#### What this task involves
Leave out every picture. Copy exactly the lines from the one holding "Give me the D3.js source for this chart." through the one holding "var titleWidths = [746, 289];".

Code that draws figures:
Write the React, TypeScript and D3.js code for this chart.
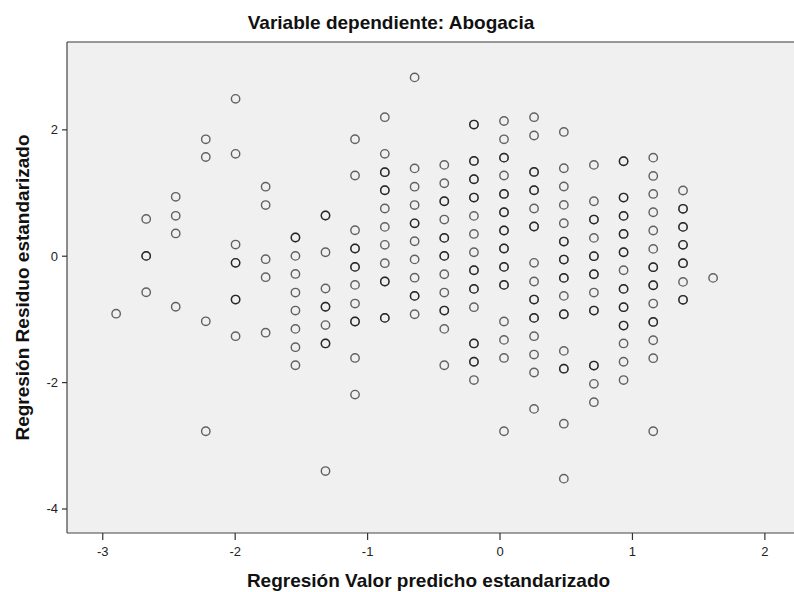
import React from "react";
import * as d3 from "d3";

// Predicted value levels (standardized), one column of points each
const predictedLevels: number[] = [
  -2.899, -2.672, -2.449, -2.222, -1.997, -1.77, -1.545, -1.318, -1.095, -0.87,
  -0.645, -0.421, -0.197, 0.03, 0.257, 0.482, 0.709, 0.933, 1.157, 1.382, 1.609,
];

// Standardized residuals in each column (repeated values = overlapping points)
const residualsByLevel: number[][] = [
  [-0.91],
  [0.59, 0.005, 0.005, -0.57],
  [0.94, 0.64, 0.36, -0.8],
  [1.85, 1.57, -1.03, -2.77],
  [2.49, 1.62, 0.185, -0.105, -0.105, -0.686, -0.686, -1.266],
  [1.1, 0.81, -0.047, -0.332, -1.21],
  [0.296, 0.296, 0.005, -0.28, -0.575, -0.86, -1.15, -1.44, -1.725],
  [0.644, 0.644, 0.063, -0.511, -0.8, -0.8, -1.09, -1.38, -1.38, -3.4],
  [1.851, 1.277, 0.411, 0.122, 0.122, -0.169, -0.169, -0.454, -0.749, -1.033, -1.033, -1.61, -2.19],
  [2.2, 1.62, 1.33, 1.33, 1.044, 1.044, 0.755, 0.464, 0.18, -0.11, -0.4, -0.4, -0.976, -0.976],
  [2.83, 1.39, 1.1, 0.81, 0.52, 0.52, 0.237, -0.05, -0.34, -0.628, -0.628, -0.918],
  [1.445, 1.155, 0.87, 0.87, 0.58, 0.29, 0.29, 0.005, 0.005, -0.285, -0.575, -0.86, -0.86, -1.15, -1.725],
  [2.084, 2.084, 1.508, 1.508, 1.218, 1.218, 0.928, 0.928, 0.638, 0.353, 0.063, -0.222, -0.222, -0.517, -0.517, -0.807, -1.38, -1.38, -1.67, -1.67, -1.96],
  [2.14, 1.85, 1.56, 1.56, 1.277, 0.986, 0.986, 0.696, 0.696, 0.407, 0.407, 0.122, 0.122, -0.169, -0.169, -0.454, -0.454, -1.033, -1.324, -1.61, -2.77],
  [2.2, 1.91, 1.334, 1.334, 1.044, 1.044, 0.755, 0.47, 0.47, -0.105, -0.4, -0.686, -0.686, -0.976, -0.976, -1.266, -1.556, -1.84, -2.416],
  [1.967, 1.392, 1.103, 0.812, 0.522, 0.232, 0.232, -0.053, -0.053, -0.343, -0.343, -0.628, -0.918, -0.918, -1.498, -1.78, -1.78, -2.65, -3.52],
  [1.445, 0.87, 0.58, 0.58, 0.29, 0.0, 0.0, -0.285, -0.285, -0.575, -0.86, -0.86, -1.73, -1.73, -2.02, -2.31],
  [1.503, 1.503, 0.928, 0.928, 0.638, 0.638, 0.353, 0.353, 0.063, 0.063, -0.222, -0.517, -0.517, -0.807, -0.807, -1.097, -1.097, -1.38, -1.67, -1.96],
  [1.56, 1.27, 0.986, 0.696, 0.407, 0.116, -0.174, -0.174, -0.459, -0.459, -0.749, -1.04, -1.04, -1.33, -1.614, -2.77],
  [1.04, 0.75, 0.75, 0.464, 0.464, 0.18, 0.18, -0.11, -0.11, -0.406, -0.69, -0.69],
  [-0.343],
];

const xTicks: number[] = [-3, -2, -1, 0, 1, 2];
const yTicks: number[] = [-4, -2, 0, 2];

const titleText = "Variable dependiente: Abogacia";
const xLabel = "Regresión Valor predicho estandarizado";
const yLabel = "Regresión Residuo estandarizado";

const W = 794;
const H = 592;
const plotLeft = 67;
const plotRight = 794;
const plotTop = 42;
const plotBottom = 533;

export default function App() {
  const x = d3.scaleLinear().domain([-3.27, 2.22]).range([plotLeft, plotRight]);
  const y = d3.scaleLinear().domain([-4.38, 3.39]).range([plotBottom, plotTop]);

  const points: { px: number; py: number }[] = [];
  predictedLevels.forEach((lv, i) => {
    residualsByLevel[i].forEach((r) => points.push({ px: x(lv), py: y(r) }));
  });

  const font = "'Liberation Sans', Arial, sans-serif";

  return (
    <svg
      width={W}
      height={H}
      style={{ position: "absolute", left: 0, top: 0, background: "#fff" }}
      fontFamily={font}
    >
      <rect x={0} y={0} width={W} height={H} fill="#ffffff" />
      <rect
        x={plotLeft}
        y={plotTop}
        width={plotRight - plotLeft}
        height={plotBottom - plotTop}
        fill="#f0f0f0"
      />
      {/* frame */}
      <line x1={plotLeft} x2={plotRight} y1={plotTop} y2={plotTop} stroke="#777" strokeWidth={1.5} />
      <line x1={plotLeft} x2={plotLeft} y1={plotTop} y2={plotBottom} stroke="#444" strokeWidth={1.2} />
      <line x1={plotLeft} x2={plotRight} y1={plotBottom} y2={plotBottom} stroke="#444" strokeWidth={1.2} />

      {/* x ticks */}
      {xTicks.map((t) => (
        <g key={"xt" + t}>
          <line x1={x(t)} x2={x(t)} y1={plotBottom} y2={plotBottom + 7} stroke="#333" strokeWidth={1.2} />
          <text x={x(t)} y={plotBottom + 23} textAnchor="middle" fontSize={13} fill="#222">
            {t}
          </text>
        </g>
      ))}
      {/* y ticks */}
      {yTicks.map((t) => (
        <g key={"yt" + t}>
          <line x1={plotLeft - 5} x2={plotLeft} y1={y(t)} y2={y(t)} stroke="#333" strokeWidth={1.2} />
          <text x={plotLeft - 9} y={y(t) + 4.5} textAnchor="end" fontSize={13} fill="#222">
            {t}
          </text>
        </g>
      ))}

      {/* points */}
      {points.map((p, i) => (
        <circle
          key={i}
          cx={p.px}
          cy={p.py}
          r={4.2}
          fill="none"
          stroke="#000"
          strokeOpacity={0.6}
          strokeWidth={1.4}
        />
      ))}

      {/* title and axis labels */}
      <text x={391} y={29} textAnchor="middle" fontSize={19} fontWeight="bold" fill="#111">
        {titleText}
      </text>
      <text
        x={(plotLeft + plotRight) / 2 - 2}
        y={587}
        textAnchor="middle"
        fontSize={19}
        fontWeight="bold"
        fill="#111"
      >
        {xLabel}
      </text>
      <text
        transform={`translate(29,${(plotTop + plotBottom) / 2}) rotate(-90)`}
        textAnchor="middle"
        fontSize={19}
        fontWeight="bold"
        fill="#111"
      >
        {yLabel}
      </text>
    </svg>
  );
}
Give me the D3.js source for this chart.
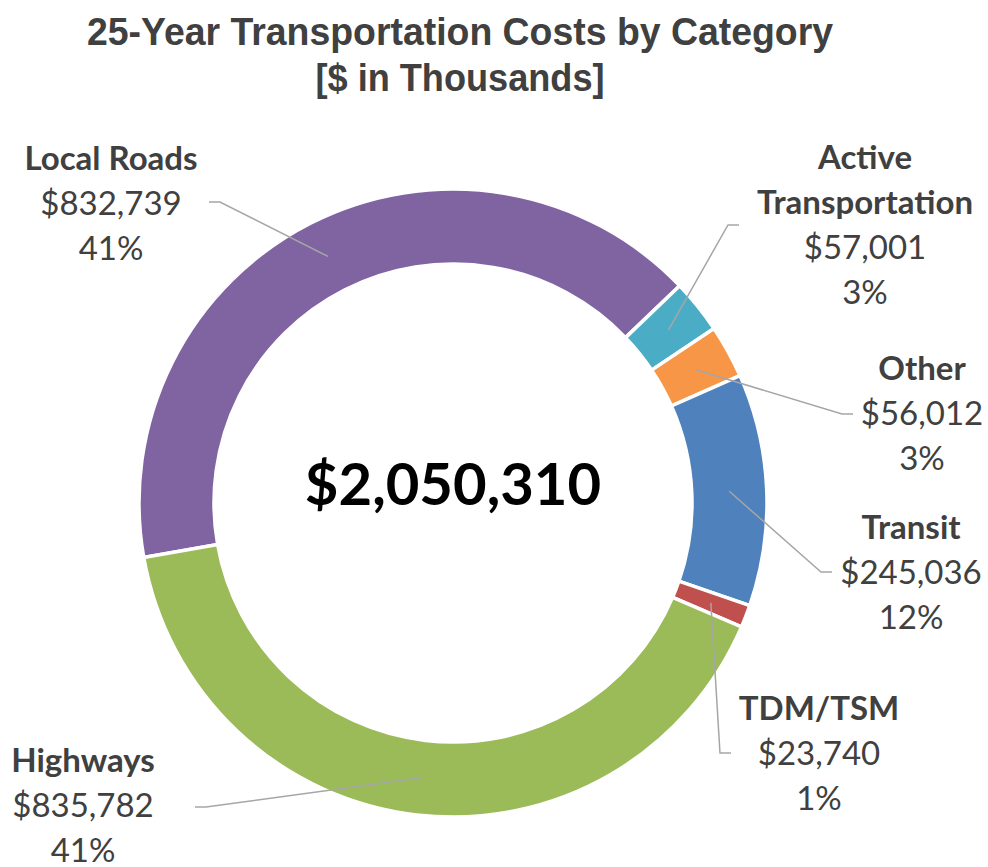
<!DOCTYPE html>
<html>
<head>
<meta charset="utf-8">
<script src="https://cdn.jsdelivr.net/npm/d3@7"></script>
<style>
  body { margin: 0; background: #fff; }
  svg { display: block; }
</style>
</head>
<body>
<div id="chart"></div>
<script>
// data
var categories = ["Local Roads", "Active Transportation", "Other", "Transit", "TDM/TSM", "Highways"];
var costs = [832739, 57001, 56012, 245036, 23740, 835782];
var colors = ["#8064A2", "#4BACC6", "#F79646", "#4F81BD", "#C0504D", "#9BBB59"];
var titleLines = ["25-Year Transportation Costs by Category", "[$ in Thousands]"];
var titleWidths = [746, 289]; // title is set in a condensed bold face

// label placement (text centre x, first baseline y, leader end x/y)
var labelLayout = [
    { x: 111, y: 170, lx: 209, ly: 202, dir: 1 },
    { x: 865, y: 169, lx: 739, ly: 225, dir: -1 },
    { x: 922, y: 380, lx: 853, ly: 414, dir: -1 },
    { x: 911, y: 539, lx: 832, ly: 572, dir: -1 },
    { x: 819, y: 720, lx: 731, ly: 753, dir: -1 },
    { x: 83, y: 772, lx: 195, ly: 807, dir: 1 }
];

var width = 988, height = 867;
var cx = 453, cy = 503;
var outerR = 314, innerR = 239;
var lineH = 45;

var total = d3.sum(costs);
var fmtMoney = d3.format("$,");
var fmtPct = d3.format(".0%");

var rows = categories.map(function (c, i) {
    return { name: c, value: costs[i], color: colors[i], layout: labelLayout[i] };
});

var svg = d3.select("#chart").append("svg")
    .attr("width", width)
    .attr("height", height);

// title
svg.append("g").selectAll("text")
    .data(titleLines).enter()
    .append("text")
    .attr("x", 460)
    .attr("y", function (d, i) { return 45 + i * 46; })
    .attr("text-anchor", "middle")
    .attr("textLength", function (d, i) { return titleWidths[i]; })
    .attr("lengthAdjust", "spacingAndGlyphs")
    .style("font-family", "'Liberation Sans', Arial, sans-serif")
    .style("font-weight", "bold")
    .style("font-size", "39px")
    .style("fill", "#404040")
    .text(function (d) { return d; });

var pie = d3.pie()
    .sort(null)
    .value(function (d) { return d.value; })
    .startAngle(-100 * Math.PI / 180)
    .endAngle(260 * Math.PI / 180);

var arc = d3.arc().innerRadius(innerR).outerRadius(outerR);

var g = svg.append("g").attr("transform", "translate(" + cx + "," + cy + ")");

var arcs = pie(rows);

g.selectAll("path.slice")
    .data(arcs).enter()
    .append("path")
    .attr("class", "slice")
    .attr("d", arc)
    .style("fill", function (d) { return d.data.color; })
    .style("stroke", "#fff")
    .style("stroke-width", 3.5);

// leader lines
svg.selectAll("polyline.leader")
    .data(arcs).enter()
    .append("polyline")
    .attr("class", "leader")
    .attr("points", function (d) {
        var c = arc.centroid(d);
        var L = d.data.layout;
        var bend = [L.lx + L.dir * 11, L.ly];
        return [[L.lx, L.ly], bend, [c[0] + cx, c[1] + cy]].map(function (p) { return p.join(","); }).join(" ");
    })
    .style("fill", "none")
    .style("stroke", "#A6A6A6")
    .style("stroke-width", 1.5);

// data labels
var labels = svg.selectAll("g.label")
    .data(arcs).enter()
    .append("g")
    .attr("class", "label");

labels.each(function (d) {
    var L = d.data.layout;
    var nameLines = d.data.name === "Active Transportation" ? ["Active", "Transportation"] : [d.data.name];
    var lines = nameLines.map(function (t) { return { t: t, bold: true }; })
        .concat([{ t: fmtMoney(d.data.value), bold: false }, { t: fmtPct(d.data.value / total), bold: false }]);
    d3.select(this).selectAll("text")
        .data(lines).enter()
        .append("text")
        .attr("x", L.x)
        .attr("y", function (e, i) { return L.y + i * lineH; })
        .attr("text-anchor", "middle")
        .style("font-family", "Lato, 'Open Sans', sans-serif")
        .style("font-size", "33px")
        .style("font-weight", function (e) { return e.bold ? "bold" : "normal"; })
        .style("fill", "#404040")
        .text(function (e) { return e.t; });
});

// centre total
svg.append("text")
    .attr("x", cx)
    .attr("y", 505)
    .attr("text-anchor", "middle")
    .style("font-family", "Lato, 'Open Sans', sans-serif")
    .style("font-size", "58px")
    .style("font-weight", "bold")
    .style("fill", "#000")
    .text(fmtMoney(total));
</script>
</body>
</html>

#### Task output
Give me the D3.js source for this chart.
<!DOCTYPE html>
<html>
<head>
<meta charset="utf-8">
<script src="https://cdn.jsdelivr.net/npm/d3@7"></script>
<style>
  body { margin: 0; background: #fff; }
  svg { display: block; }
</style>
</head>
<body>
<div id="chart"></div>
<script>
// data
var categories = ["Local Roads", "Active Transportation", "Other", "Transit", "TDM/TSM", "Highways"];
var costs = [832739, 57001, 56012, 245036, 23740, 835782];
var colors = ["#8064A2", "#4BACC6", "#F79646", "#4F81BD", "#C0504D", "#9BBB59"];
var titleLines = ["25-Year Transportation Costs by Category", "[$ in Thousands]"];
var titleWidths = [746, 289]; // title is set in a condensed bold face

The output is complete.